Au bout du compte, JFK le novice a très vite appris, démontrant que le costume n’était pas trop grand pour lui. Faute de temps et, peut-être, de ce tout petit supplément d’âme qui sépare les grands hommes des monstres sacrés qui transforment le monde, il a séduit plus qu’il n’a convaincu. Il y avait cependant quelque chose d’hors norme chez cet être aimé et admiré avant et bien après sa mort. Une aura difficilement égalable, à tout le moins assez forte pour qu’on parle toujours de lui, cinquante ans plus tard. L’énigmatique balle de Dallas venue se loger dans son crâne a eu valeur de regret éternel et généré un sentiment d’inachevé d’une ampleur inédite. Elle n’explique bien sûr pas à elle seule cette notoriété que le temps qui passe n’éteint pas, l’existence persistante d’une « référence JFK » et le fait que la magie opère encore à la seule évocation de ces trois lettres de feu et de cristal.
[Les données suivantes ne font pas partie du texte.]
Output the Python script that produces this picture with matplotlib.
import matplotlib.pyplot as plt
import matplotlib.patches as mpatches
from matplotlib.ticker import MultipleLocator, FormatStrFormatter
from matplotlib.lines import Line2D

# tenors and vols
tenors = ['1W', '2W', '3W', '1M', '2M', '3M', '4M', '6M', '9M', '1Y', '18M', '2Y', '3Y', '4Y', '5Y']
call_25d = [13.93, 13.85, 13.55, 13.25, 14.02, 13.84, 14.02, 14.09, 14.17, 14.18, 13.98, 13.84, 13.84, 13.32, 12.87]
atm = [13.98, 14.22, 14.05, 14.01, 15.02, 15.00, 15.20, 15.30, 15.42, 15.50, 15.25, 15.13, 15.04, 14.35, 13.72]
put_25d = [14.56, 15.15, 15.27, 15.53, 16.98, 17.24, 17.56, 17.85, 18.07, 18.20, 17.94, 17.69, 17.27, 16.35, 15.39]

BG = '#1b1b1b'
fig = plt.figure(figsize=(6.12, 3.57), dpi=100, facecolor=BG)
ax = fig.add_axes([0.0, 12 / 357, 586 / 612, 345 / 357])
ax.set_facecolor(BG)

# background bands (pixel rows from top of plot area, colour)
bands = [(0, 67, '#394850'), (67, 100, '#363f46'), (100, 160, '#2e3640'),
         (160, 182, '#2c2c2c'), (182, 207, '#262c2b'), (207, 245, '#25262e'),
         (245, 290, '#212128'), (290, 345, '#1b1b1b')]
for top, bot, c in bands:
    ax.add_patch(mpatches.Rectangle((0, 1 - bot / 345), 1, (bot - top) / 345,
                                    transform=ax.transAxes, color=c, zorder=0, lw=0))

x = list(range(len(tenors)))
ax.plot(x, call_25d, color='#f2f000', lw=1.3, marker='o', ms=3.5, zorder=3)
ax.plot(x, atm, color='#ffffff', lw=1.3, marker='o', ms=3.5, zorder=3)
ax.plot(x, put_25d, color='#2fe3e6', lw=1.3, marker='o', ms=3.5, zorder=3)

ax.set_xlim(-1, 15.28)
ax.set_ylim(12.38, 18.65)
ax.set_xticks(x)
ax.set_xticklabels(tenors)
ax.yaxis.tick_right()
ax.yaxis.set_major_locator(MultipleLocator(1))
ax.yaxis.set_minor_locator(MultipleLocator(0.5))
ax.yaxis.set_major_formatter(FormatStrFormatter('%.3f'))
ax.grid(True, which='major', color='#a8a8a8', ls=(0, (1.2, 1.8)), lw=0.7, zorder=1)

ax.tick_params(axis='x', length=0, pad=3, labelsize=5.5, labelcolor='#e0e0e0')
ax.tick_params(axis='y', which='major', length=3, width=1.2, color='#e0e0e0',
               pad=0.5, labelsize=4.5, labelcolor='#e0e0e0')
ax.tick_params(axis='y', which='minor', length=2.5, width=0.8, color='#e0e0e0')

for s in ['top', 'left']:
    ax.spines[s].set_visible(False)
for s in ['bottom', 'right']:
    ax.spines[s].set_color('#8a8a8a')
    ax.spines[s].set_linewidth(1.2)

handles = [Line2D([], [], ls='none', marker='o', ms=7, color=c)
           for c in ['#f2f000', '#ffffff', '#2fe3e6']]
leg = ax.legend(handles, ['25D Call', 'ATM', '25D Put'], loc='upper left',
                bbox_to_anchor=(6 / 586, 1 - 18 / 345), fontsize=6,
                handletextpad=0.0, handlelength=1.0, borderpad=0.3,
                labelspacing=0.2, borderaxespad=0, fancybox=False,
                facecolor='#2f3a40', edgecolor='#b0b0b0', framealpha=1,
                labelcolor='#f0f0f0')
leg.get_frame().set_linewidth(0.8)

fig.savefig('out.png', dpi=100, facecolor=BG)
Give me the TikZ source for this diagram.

Son jeune frère Robert aussi est tombé, cinq ans après, en pleine course à l’investiture démocrate. Au crépuscule de ce XXe siècle que son père a éclaboussé de toute sa classe, John Kennedy Jr a quant à lui péri dans l’accident de l’avion qu’il avait pris le risque de piloter malgré son inexpérience et les intempéries.
Tout a été dit et écrit sur la dynastie Kennedy, qui a personnifié plus que n’importe quelle autre famille le rêve américain. « Jack » reste le plus connu de tous, et pour cause : il est monté jusqu’au sommet. Quelles que soient les motivations de celui ou ceux qui sont parvenus à l’abattre, on ne peut objecter que la statue de ce commandeur insaisissable reste solidement fixée sur son piédestal.